In view of the potential for water stagnation, pressure differentials between the supply manifolds and the exhaust manifolds and between adjacent flow channels or segments of the same flow channel are of considerable importance in designing a fuel cell. Along a flowfield from a reactant inlet to an outlet, partial pressures of the gaseous reactants are reduced as the reactants are consumed in a fuel cell reaction. On an anode flowfield, in particular, the pressure differential between the supply and exhaust manifolds is especially problematic due to consumption of hydrogen that occurs during fuel cell operation. Moreover, hydrogen used on the anode is less dense than O2/air and the stoichiometry on the anode is lower than on the cathode, both of which further hinder water removal on the anode flowfield.
Minimizing water stagnation has been possible, for example, by purging the channels periodically with the reactant gas at a higher flow rate or by having generally higher reactant recirculation rates. However, on the cathode of the MEA, this increases the parasitic power applied to the air compressor and reduces overall system efficiency. Additionally, the use of hydrogen as a purge gas on the anode of the MEA is not desirable for the reasons described above. The use of hydrogen as a purge gas on the anode of the MEA can lead to reduced economy, poorer system efficiency, and increased system complexity.

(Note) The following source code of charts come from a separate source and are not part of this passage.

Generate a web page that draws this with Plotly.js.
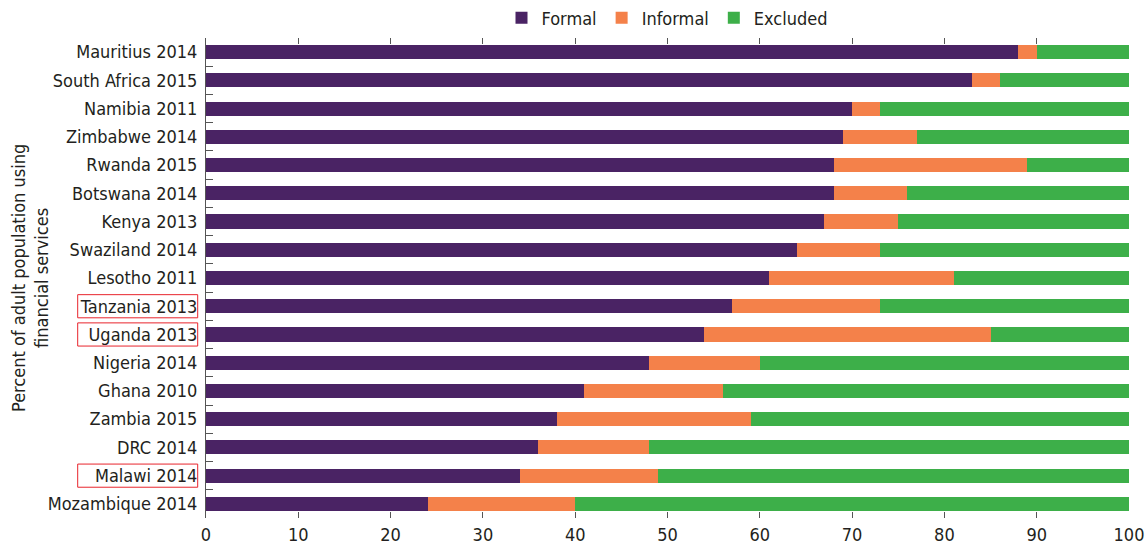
<!DOCTYPE html>
<html>
<head>
<meta charset="utf-8">
<script src="https://cdn.plot.ly/plotly-3.0.1.min.js"></script>
<style>html,body{margin:0;padding:0;background:#fff;}#chart{width:1147px;height:549px;}</style>
</head>
<body>
<div id="chart"></div>
<script>
const countries = ["Mauritius 2014","South Africa 2015","Namibia 2011","Zimbabwe 2014","Rwanda 2015","Botswana 2014","Kenya 2013","Swaziland 2014","Lesotho 2011","Tanzania 2013","Uganda 2013","Nigeria 2014","Ghana 2010","Zambia 2015","DRC 2014","Malawi 2014","Mozambique 2014"];
const formal   = [88,83,70,69,68,68,67,64,61,57,54,48,41,38,36,34,24];
const informal = [2,3,3,8,21,8,8,9,20,16,31,12,15,21,12,15,16];
const excluded = [10,14,27,23,11,24,25,27,19,27,15,40,44,41,52,51,60];
const highlighted = ["Tanzania 2013","Uganda 2013","Malawi 2014"];
const xTicks = [0,10,20,30,40,50,60,70,80,90,100];
const yTitle = 'Percent of adult population using<br>financial services';

const FONT = '"Liberation Sans Narrow", "DejaVu Sans Condensed", "Liberation Sans", sans-serif';
const TXT = '#231f20';
const FS = 18;

const mk = (name, vals, color) => ({
  type: 'bar', orientation: 'h', name: name, x: vals, y: countries,
  marker: {color: color, line: {width: 0}}, hoverinfo: 'x+y+name'
});

const data = [
  mk('Formal', formal, '#4a2364'),
  mk('Informal', informal, '#f4814a'),
  mk('Excluded', excluded, '#3daf49')
];

const shapes = highlighted.map(c => ({
  type: 'rect', xref: 'paper', yref: 'y',
  x0: -0.139, x1: -0.009,
  y0: countries.indexOf(c) - 0.41, y1: countries.indexOf(c) + 0.41,
  line: {color: '#e8242c', width: 1}, fillcolor: 'rgba(0,0,0,0)'
}));

const layout = {
  width: 1147, height: 549,
  margin: {l: 206, r: 18, t: 38, b: 31, autoexpand: false},
  barmode: 'stack', bargap: 0.5,
  paper_bgcolor: '#fff', plot_bgcolor: '#fff',
  font: {family: FONT, size: FS, color: TXT},
  showlegend: true,
  legend: {orientation: 'h', x: 0.5, xanchor: 'center', y: 1.0417, yanchor: 'middle',
           font: {family: FONT, size: FS, color: TXT}, traceorder: 'normal'},
  xaxis: {
    range: [0, 100], tickvals: xTicks, ticktext: xTicks.map(String),
    ticks: 'inside', ticklen: 6, tickcolor: '#555', tickwidth: 1,
    mirror: 'ticks', showline: false, showgrid: false, zeroline: false,
    tickfont: {family: FONT, size: FS, color: TXT}, fixedrange: true,
    ticklabelstandoff: 4
  },
  yaxis: {
    categoryorder: 'array', categoryarray: countries, autorange: 'reversed',
    ticks: 'inside', tickson: 'boundaries', ticklen: 7, tickcolor: '#555',
    showline: true, linecolor: '#555', linewidth: 1,
    showgrid: false, zeroline: false,
    tickfont: {family: FONT, size: FS, color: TXT},
    ticklabelstandoff: 4
  },
  annotations: [{
    xref: 'paper', yref: 'paper', x: -0.1907, y: 0.5, xanchor: 'center', yanchor: 'middle',
    text: yTitle, textangle: -90, showarrow: false,
    font: {family: FONT, size: FS, color: TXT}
  }],
  shapes: shapes
};

Plotly.newPlot('chart', data, layout, {displayModeBar: false, staticPlot: true});
</script>
</body>
</html>
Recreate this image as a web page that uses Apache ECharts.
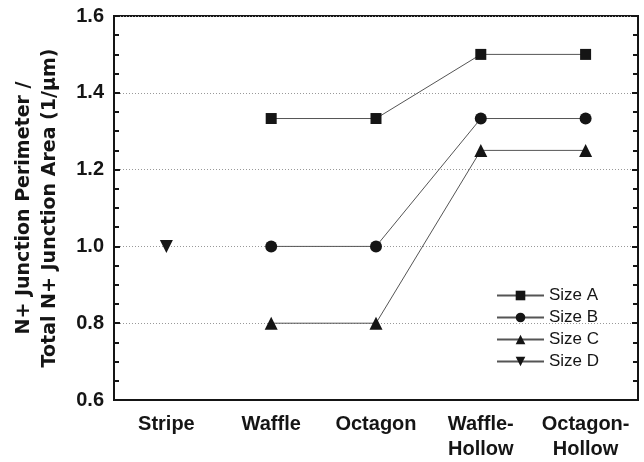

A reduction in accumulated water in channels can also be accomplished by lessening inlet humidification. However, it is desirable to provide at least some relative humidity in the anode and cathode reactants to hydrate the fuel cell membranes. Dry inlet gas has a desiccating effect on the membrane-electrolyte and can increase a fuel cell's ionic resistance. This method also negatively affects the long-term durability of the membrane-electrolyte.
There is a continuing need for a bipolar plate having a flowfield that militates against water stagnation in flow channels, particularly in anode flow channels. Desirably, the flowfield also achieves an optimized current density, reduces corrosion of diffusion media, and maximizes stability and freeze capability of the fuel cell during operation thereof.